The story is an ambitious one, filled with surprises and spanning decades of Afghani history. The screenplay stays true to the original novel, and Hosseini’s heart-wrenching, page-turning story makes for a smooth transition from best-seller to the big-screen.

Yet despite the narrative’s imaginativeness and unconventionality, what makes it compelling is its believability, a result of the film’s rich character development. Amir’s father (Homayoun Ershadi), a wealthy Pashtun businessman who abhors everything Russian and loves Western cars, embodies the “old days” in Afghanistan, before civil, cold, and anti-terrorism wars lacerated the fabric of Afghan society. But when they flee to San Francisco, Amir and his father become just another pair of immigrants trying to assimilate into an alien culture in a vain attempt to make ends meet.

While Amir was once the only owner of a Mustang in all of Kabul, he is now reduced to servicing others’ Mustangs from behind the counter of a gas station. These scenes could be vignettes from any twentieth-century immigrant’s life in the U.S., and in this respect the film’s themes strike a slightly more universal note than the particulars of the narrative might suggest.

The movie has received a fair amount of attention since the parents of the actor who plays young Hassan requested that the scene in which the boy is raped be removed from the movie altogether. Later, amidst growing concerns about the safety of the child actors in Afghanistan, the release date of the film was delayed six weeks in order to allow the actors to be relocated. Yet for all the controversy surrounding the scene, in its final form, it is brief and relatively tame. Still, the very fact that the movie’s content—its frank treatment of sexual harassment, ethnic tension, corruption, and Islamic fundamentalism—could put these young actors at risk in their real lives illustrates that the story, while a Hollywood production, is not beyond the realm of possibility.

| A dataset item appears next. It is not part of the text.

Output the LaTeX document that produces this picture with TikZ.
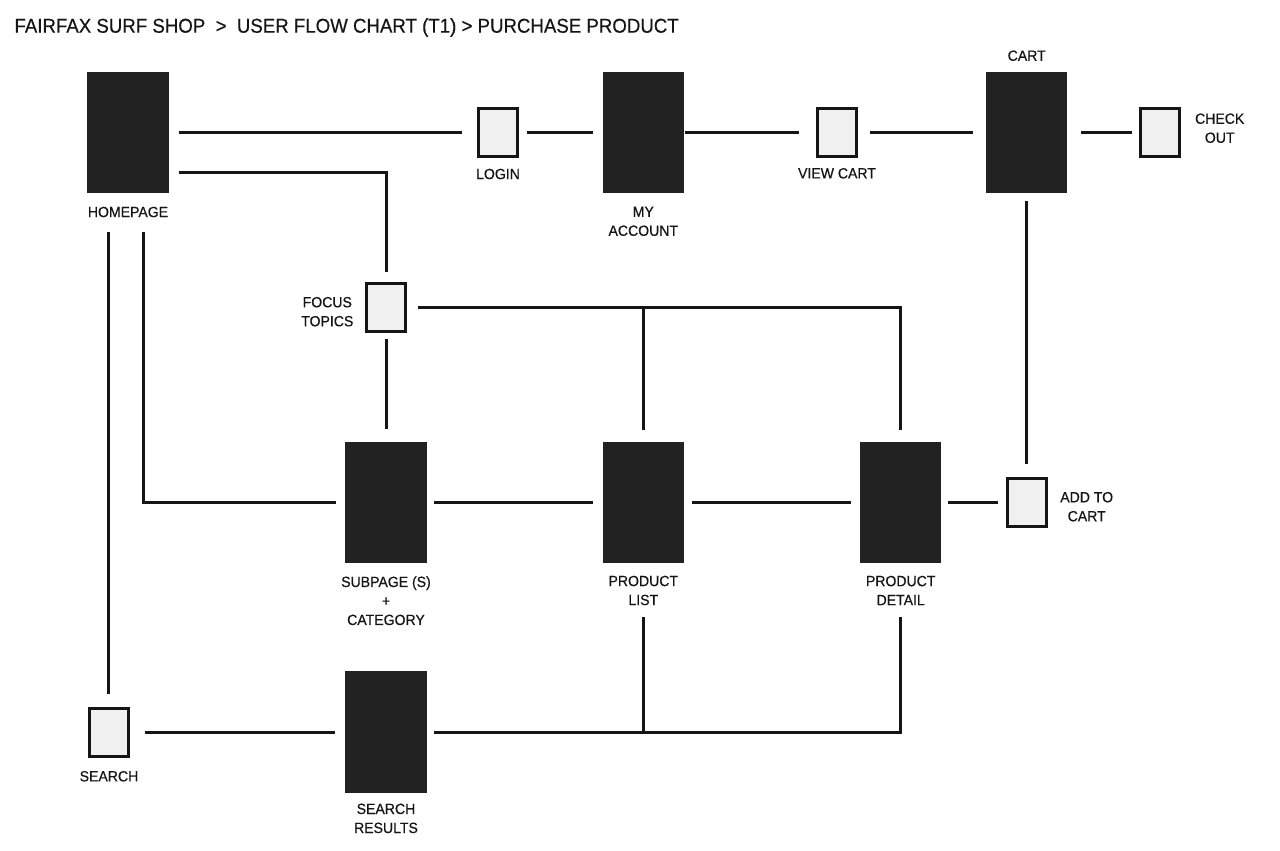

Two contributors who are not unknowns bring Hosseini’s story to life. Director Marc Forster, recently tapped to direct the next James Bond film, manages to imbue the complicated story line with a sense of urgency, no easy feat when you’re filming a movie about the Middle East in China and most of the dialogue is in a language you don’t understand. Composer Alberto Iglesias, who has worked on a number of Pedro Almodóvar’s films, crafts original songs for the film’s soundtrack that complement the movie’s fluid cinematography remarkably well.

In the end the movie works, chiefly because of its success in highlighting the novel’s strengths. So if the Sunday Book Review isn’t your thing, it’s worth giving the cinematic version a try.